The holidays came and went faster than usual, so fast that a number of key decorations never made it out of the garage or shopping bags. Oh well. I've spent a week surrounded by family and, frankly (and with some feelings of guilt) look forward to having the place more to myself starting tomorrow. Two of three "distractions" will be returning to work. The third distraction is grounded and will likely avoid me at all costs while sulking in his room. He is getting dangerously close to having the oft threatened photo of him on his training "throne" sporting the sombrero show up on my blog.
In our excitement to find the most perfect tree this year, we failed to notice that the trunk of the tree we selected was gigantic. We are such city slickers. It was so gigantic that my husband had to abandon all efforts to ram it into our existing tree stand and hazard the crowded shops on Thanksgiving weekend to buy a new stand that would accommodate such a beastly trunk. While he found one that just barely contained this monstrosity, in our haste to get it into water, we failed to trim the bottom off and it appears that the sap sealed the trunk completely and totally. By day three, we noticed the water level was not diminishing in the stand. This was a bad sign. The tree's branches pointed south by Christmas day, the branches a decidedly drab shade closer to gray then green, the needles drier than the Sahara and quite the fire hazard.
The holidays are incomplete without a bit of drama and excitement. While on the phone with a family member exchanging belated Christmas greetings, I noticed an immediate and alarming whiff of ozone and burning rubber. In a panic, I ran around the room looking for the source. I spotted the receiver for the wireless remote controlled turner-on-of-Christmas tree lights my tech-loving husband was so excited to have acquired, blackened from an obvious surge of power or just flat out faulty outlet. Thank goodness we were home! I yanked it out and life with the Christmas tree lights was over for the year on December 28th. Alas, we had to go to Plan B when friends came to dinner for a late holiday celebration and gift exchange. This is our substitute Christmas tree.

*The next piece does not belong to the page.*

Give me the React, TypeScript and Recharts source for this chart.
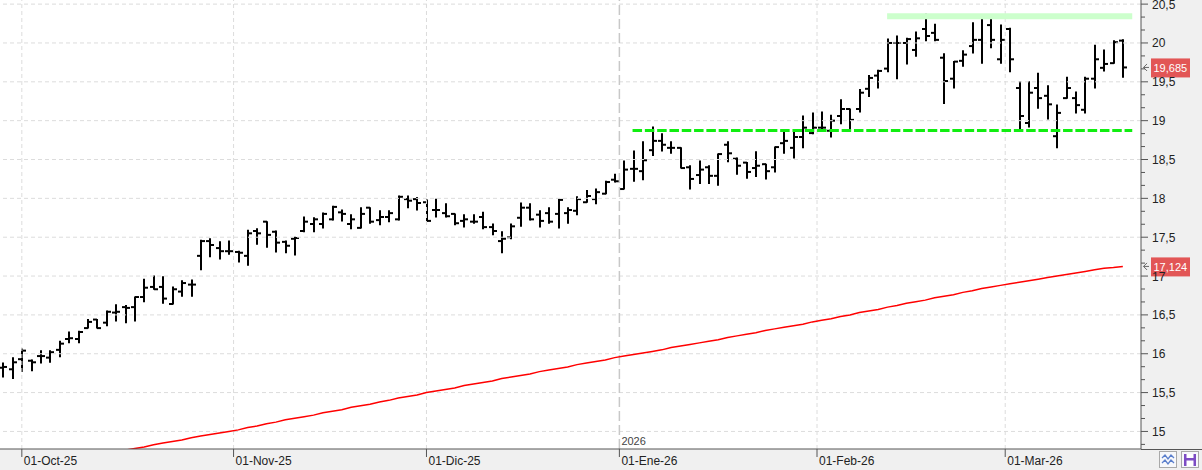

Yesterday while I was in the garage wrapping the last of the holiday gifts for a said belated exchange, I unrolled some gift wrap only to discover a HUGE spider. That would be huge in the sense that I'm not particularly frightened by spiders (unless it just flat out plops on me from the ceiling when I'm not looking), so you know it was really HUGE. I flung the roll aside and noticed in dismay that I'd tossed this undersized tarantula right into a pile of poly fiberfill stuffing. Whoops. The issue stressing me out remains - how do I move the fairly new and beloved (aka expensive) printer and scanner to the garage and keep out the spiders and other damaging critters and varmints without shrink wrapping them both (the equipment, not the varmints)? My book shelf is still in my daughter's room/former studio, and when I look at it, all I see is cricket food. The garage is now nicely finished with a terrific steel back door, but there's still sneaking-in room around the edges of the big front door for those little buggers to get in. I feel like I need one of those sci-fi clean rooms so I don't feel that I have to shake everything out before I use it. Suggestions are welcome!!!
This week I really need to get a rug for the studio. I think I'm doing about 20 mph on the chair when I roll it, the speed quite unintentional. There are no brakes on it and heaven knows the cement floor isn't exactly level. The thrill is gone and I need to temper the zooming before I crash and burn.
Now I know I have incomplete bird wings around here somewhere. Maybe I have time to sneak out there and mess with those sticky bird legs again and try to turn them into an actual bird before 2013 rolls around. No pun intended.